As a recovering Catholic myself, I can see it's no fun to be stuck there - when you're agnostic and surrounded by people who seem to be believers, it does seem like everyone is somehow delusional.  If you buy into the Bible then you've got to buy into heaven and halos and harps, and this fairy story that everyone who dies goes to live on a cloud somewhere.  And then maybe you start to ask questions about whether animals have souls, and where exactly heaven is, and how you get there, and who determines whether you get in, and you realize all the answers we have to those questions were written by imperfect people, and the whole business just starts to unravel.  Science tells us the simplest explanation is usually right (the conservation of bullshit theory, I believe) so why don't more people believe that when you die, it's over?  Doesn't it make life that much more precious?  Doesn't it make you want to make the best out of whatever time you have left?

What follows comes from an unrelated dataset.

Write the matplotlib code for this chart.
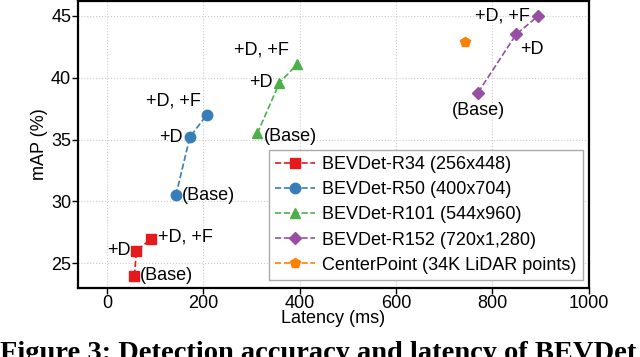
import matplotlib.pyplot as plt

plt.rcParams["font.family"] = ["Liberation Sans", "DejaVu Sans"]

# --------- DATA ----------
r34_lat = [57, 61, 92]
r34_map = [24.0, 26.0, 27.0]
r50_lat = [143, 172, 207]
r50_map = [30.5, 35.2, 37.0]
r101_lat = [312, 358, 395]
r101_map = [35.5, 39.6, 41.1]
r152_lat = [770, 849, 895]
r152_map = [38.8, 43.5, 45.0]
cp_lat = [743]
cp_map = [42.9]

point_names = ["(Base)", "+D", "+D, +F"]
labels = ["BEVDet-R34 (256x448)", "BEVDet-R50 (400x704)", "BEVDet-R101 (544x960)",
          "BEVDet-R152 (720x1,280)", "CenterPoint (34K LiDAR points)"]
colors = ["#e41a1c", "#377eb8", "#4daf4a", "#984ea3", "#ff7f00"]
markers = ["s", "o", "^", "D", "p"]

# --------- PLOT ----------
fig = plt.figure(figsize=(6.4, 3.57), dpi=100)
ax = fig.add_axes([0.122, 0.193, 0.798, 0.804])

series = [(r34_lat, r34_map), (r50_lat, r50_map), (r101_lat, r101_map),
          (r152_lat, r152_map), (cp_lat, cp_map)]
for (x, y), lab, c, m in zip(series, labels, colors, markers):
    ms = 6.5 if m == "D" else 7.5
    ax.plot(x, y, ls="--", color=c, marker=m, markersize=ms, label=lab, lw=1.2)

# point annotations: (dx, dy, ha, va) in points
offsets = {
    "r34": [(4, 0, "left", "center"), (-4, 0, "right", "center"), (5, 1, "left", "center")],
    "r50": [(4, 0, "left", "center"), (-5, 0, "right", "center"), (-4, 4, "right", "bottom")],
    "r101": [(5, -2, "left", "center"), (-5, 0, "right", "center"), (-6, 4, "right", "bottom")],
    "r152": [(0, -7, "center", "top"), (3, -5, "left", "top"), (-6, 0, "right", "center")],
}
for key, (x, y) in zip(["r34", "r50", "r101", "r152"], series[:4]):
    for name, xi, yi, (dx, dy, ha, va) in zip(point_names, x, y, offsets[key]):
        ax.annotate(name, (xi, yi), xytext=(dx, dy), textcoords="offset points",
                    ha=ha, va=va, fontsize=13)

ax.set_xlim(-60, 1000)
ax.set_ylim(23, 46.2)
ax.set_xticks([0, 200, 400, 600, 800, 1000])
ax.set_yticks([25, 30, 35, 40, 45])
ax.tick_params(labelsize=13, length=4, width=1, pad=1)
ax.set_xlabel("Latency (ms)", fontsize=13, labelpad=-1.5)
ax.set_ylabel("mAP (%)", fontsize=13, labelpad=2)
ax.grid(True, ls=":", color="#cccccc", lw=0.8)
for s in ax.spines.values():
    s.set_linewidth(1.6)

ax.legend(loc="lower right", fontsize=13, labelspacing=0.45, handlelength=2.2,
          handletextpad=0.4, borderpad=0.35, borderaxespad=0, fancybox=False,
          edgecolor="#aaaaaa", framealpha=1, bbox_to_anchor=(0.988, 0.028))

fig.text(0.0, -0.008, "Figure 3: Detection accuracy and latency of BEVDet",
         family="Liberation Serif", weight="bold", fontsize=20.5, ha="left", va="baseline")

plt.savefig("out.png", dpi=100)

Darwin saw the big picture - he saw that whatever the species, life is a struggle, and only the strong survive, until they don't.  Animals and humans didn't evolve quickly, but over millions of years, with lots of false starts and dead-ends - and that everything is part of the natural order, everything eats and gets eaten.  Everyone begins and ends - humans are just a bit more aware of the process, that's all.  But religion is something of a distraction, something to keep our minds off our fates so we can go accomplish something of perceived value.  And that's the sad, terrible, beautiful truth as I see it.

Also starring Paul Bettany (last heard in "The Avengers"), Martha West, Benedict Cumberbatch (last seen in "The Other Boleyn Girl"), Toby Jones (last seen in "W").